Simon Calvert, a spokesman for the Christian Institute, which has been working on behalf of Ashers, said the development “clearly underlines what we have said all along – that this is a really important case.”
Change of mind
The owners got an unexpected boost earlier this week when homosexual activist Peter Tatchell wrote in the London Guardian that while he originally condemned Ashers, he has changed his mind.
“Two days before the case goes to appeal, I have changed my mind. Much as I wish to defend the gay community, I also want to defend freedom of conscience, expression and religion,” he wrote.
He said the lower court’s ruling that found Ashers breached Northern Ireland’s Equality Act and Fair Employment and Treatment Order, which “prohibit discrimination in the provision of goods, facilities and services on the respective grounds of sexual orientation and political opinion” perhaps wasn’t the best result.
“It pains me to say this, as a long-time supporter of the struggle for LGBT equality in Northern Ireland, where same-sex marriage and gay blood donors remain banned. The equality laws are intended to protect people against discrimination. A business providing a public service has a legal duty to do so without discrimination based on race, gender, faith and sexuality.
“However, the court erred by ruling that [Gareth] Lee was discriminated against because of his sexual orientation and political opinions. … His cake request was refused not because he was gay, but because of the message he asked for. There is no evidence that his sexuality was the reason Ashers declined his order,” he wrote.
Such a conclusion is a bad precedent, he said.
“Northern Ireland’s laws against discrimination on the grounds of political opinion were framed in the context of decades of conflict. They were designed to heal the sectarian divide by preventing the denial of jobs, housing and services to people because of their politics. There was never an intention that this law should compel people to promote political ideas with which they disagreed.”
He continued: “This raises the question: should Muslim printers be obliged to publish cartoons of Mohammed? Or Jewish ones publish the words of a Holocaust denier? Or gay bakers accept orders for cakes with homophobic slurs? If the Ashers verdict stands it could, for example, encourage far-right extremists to demand that bakeries and other service providers facilitate the promotion of anti-migrant and anti-Muslim opinions. It would leave businesses unable to refuse to decorate cakes or print posters with bigoted messages.”
‘Injury to feelings’
The nation’s Equality Commission had supported plaintiff Lee in his complaint against the bakery, and the initial court ruling from Judge Isobel Brownlie agreed.
The owners of the bakery were ordered to pay a fine of $750 for “injury to feelings” after they refused to promote homosexuality on their product.

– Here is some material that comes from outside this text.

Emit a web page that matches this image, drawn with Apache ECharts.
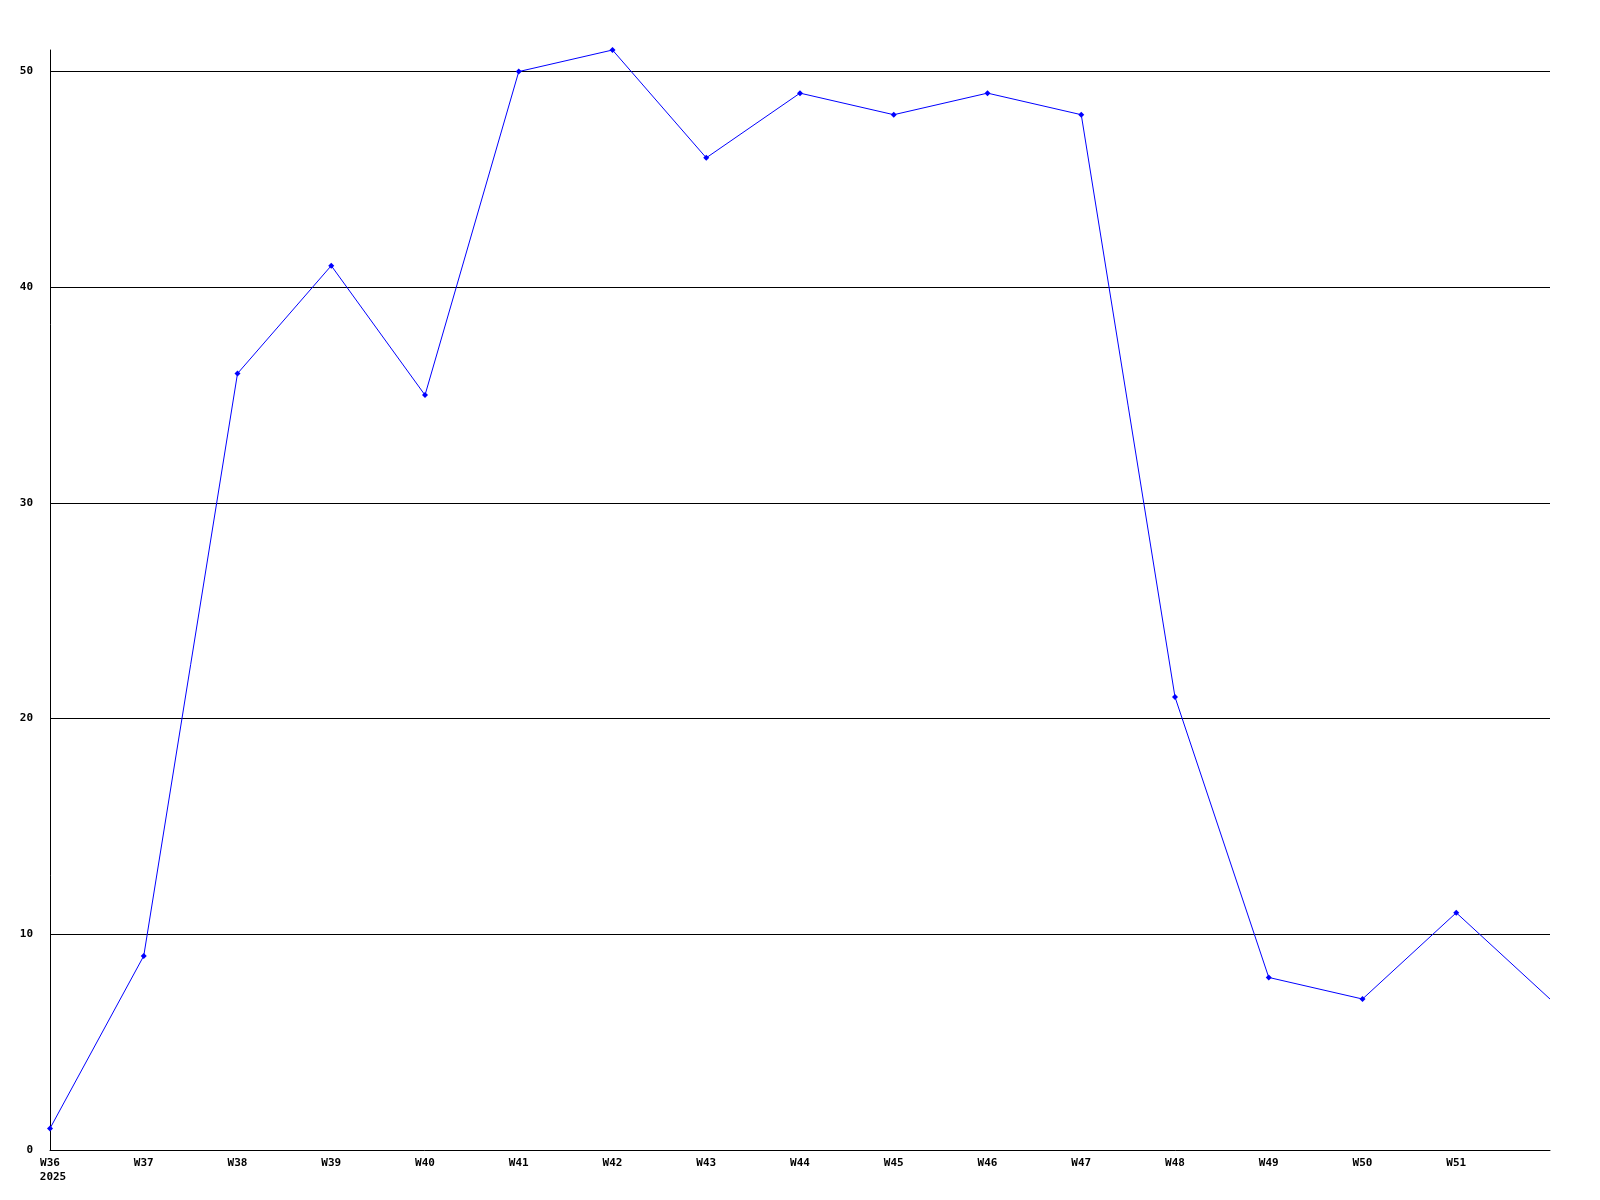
<!DOCTYPE html>
<html>
<head>
<meta charset="utf-8">
<script src="https://cdn.jsdelivr.net/npm/echarts@6/dist/echarts.min.js"></script>
<style>
  html, body { margin: 0; padding: 0; background: #fff; }
  #chart { width: 1600px; height: 1200px; }
</style>
</head>
<body>
<div id="chart"></div>
<script>
const weeks = ['W36', 'W37', 'W38', 'W39', 'W40', 'W41', 'W42', 'W43', 'W44',
  'W45', 'W46', 'W47', 'W48', 'W49', 'W50', 'W51', 'W52']
const counts = [1, 9, 36, 41, 35, 50, 51, 46, 49, 48, 49, 48, 21, 8, 7, 11, 7]
const yTicks = [0, 10, 20, 30, 40, 50]
const gridValues = [10, 20, 30, 40, 50]
const yearLabel = '2025'

const font = 'DejaVu Sans Mono'

const chart = echarts.init(document.getElementById('chart'))
chart.setOption({
  animation: false,
  backgroundColor: '#fff',
  grid: { left: 50, right: 50, top: 50, bottom: 50 },
  xAxis: {
    type: 'category',
    data: weeks,
    boundaryGap: false,
    axisLine: { lineStyle: { color: '#000', width: 1 } },
    axisTick: { show: false },
    splitLine: { show: false },
    axisLabel: {
      interval: 0,
      margin: 6,
      fontFamily: font,
      fontWeight: 'bold',
      fontSize: 11,
      color: '#000',
      lineHeight: 14,
      // first week carries the year underneath, last week has no label
      formatter: (val, idx) => {
        if (idx === weeks.length - 1) return ''
        if (idx === 0) return '{w|' + val + '}\n{y|' + yearLabel + '}'
        return val
      },
      rich: {
        w: { fontFamily: font, fontWeight: 'bold', fontSize: 11, color: '#000', lineHeight: 14 },
        y: { fontFamily: font, fontWeight: 'bold', fontSize: 11, color: '#000', lineHeight: 14, padding: [0, 0, 0, 6] }
      }
    }
  },
  yAxis: {
    type: 'value',
    min: 0,
    max: 51,
    axisLine: { show: true, lineStyle: { color: '#000', width: 1 } },
    axisTick: { show: false },
    splitLine: { show: false },
    axisLabel: {
      customValues: yTicks,
      margin: 17,
      fontFamily: font,
      fontWeight: 'bold',
      fontSize: 11,
      color: '#000'
    }
  },
  series: [{
    type: 'line',
    // the last point sits on the plot edge without a marker
    data: counts.map((v, i) => i === counts.length - 1 ? { value: v, symbol: 'none' } : v),
    symbol: 'diamond',
    symbolSize: 6,
    showSymbol: true,
    lineStyle: { color: '#0000ff', width: 1 },
    itemStyle: { color: '#0000ff' },
    z: 5,
    markLine: {
      silent: true,
      symbol: 'none',
      label: { show: false },
      lineStyle: { color: '#000', width: 1, type: 'solid' },
      z: 1,
      data: gridValues.map(v => ({ yAxis: v }))
    }
  }]
})
</script>
</body>
</html>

Similar cases have arisen in the United States, where courts have fined, penalized, threatened and intimidated Christian business operators, including bakeries in Oregon and Colorado and a photographer in New Mexico for refusing to promote homosexuality with their professional talents, as WND’s Big List of Christian Coercion shows.
The bakery owners, the McArthurs, have argued in court they were unaware of any potential customer’s sexual lifestyle choices. They simply could not subscribe to the message.
The Christian Institute recently posted a video of the bakery’s managers explaining that the lower court decision appeared to have been made before evidence was presented.
“They wanted to teach us a lesson. … If you’re a Christian, don’t bring it into work,” they said.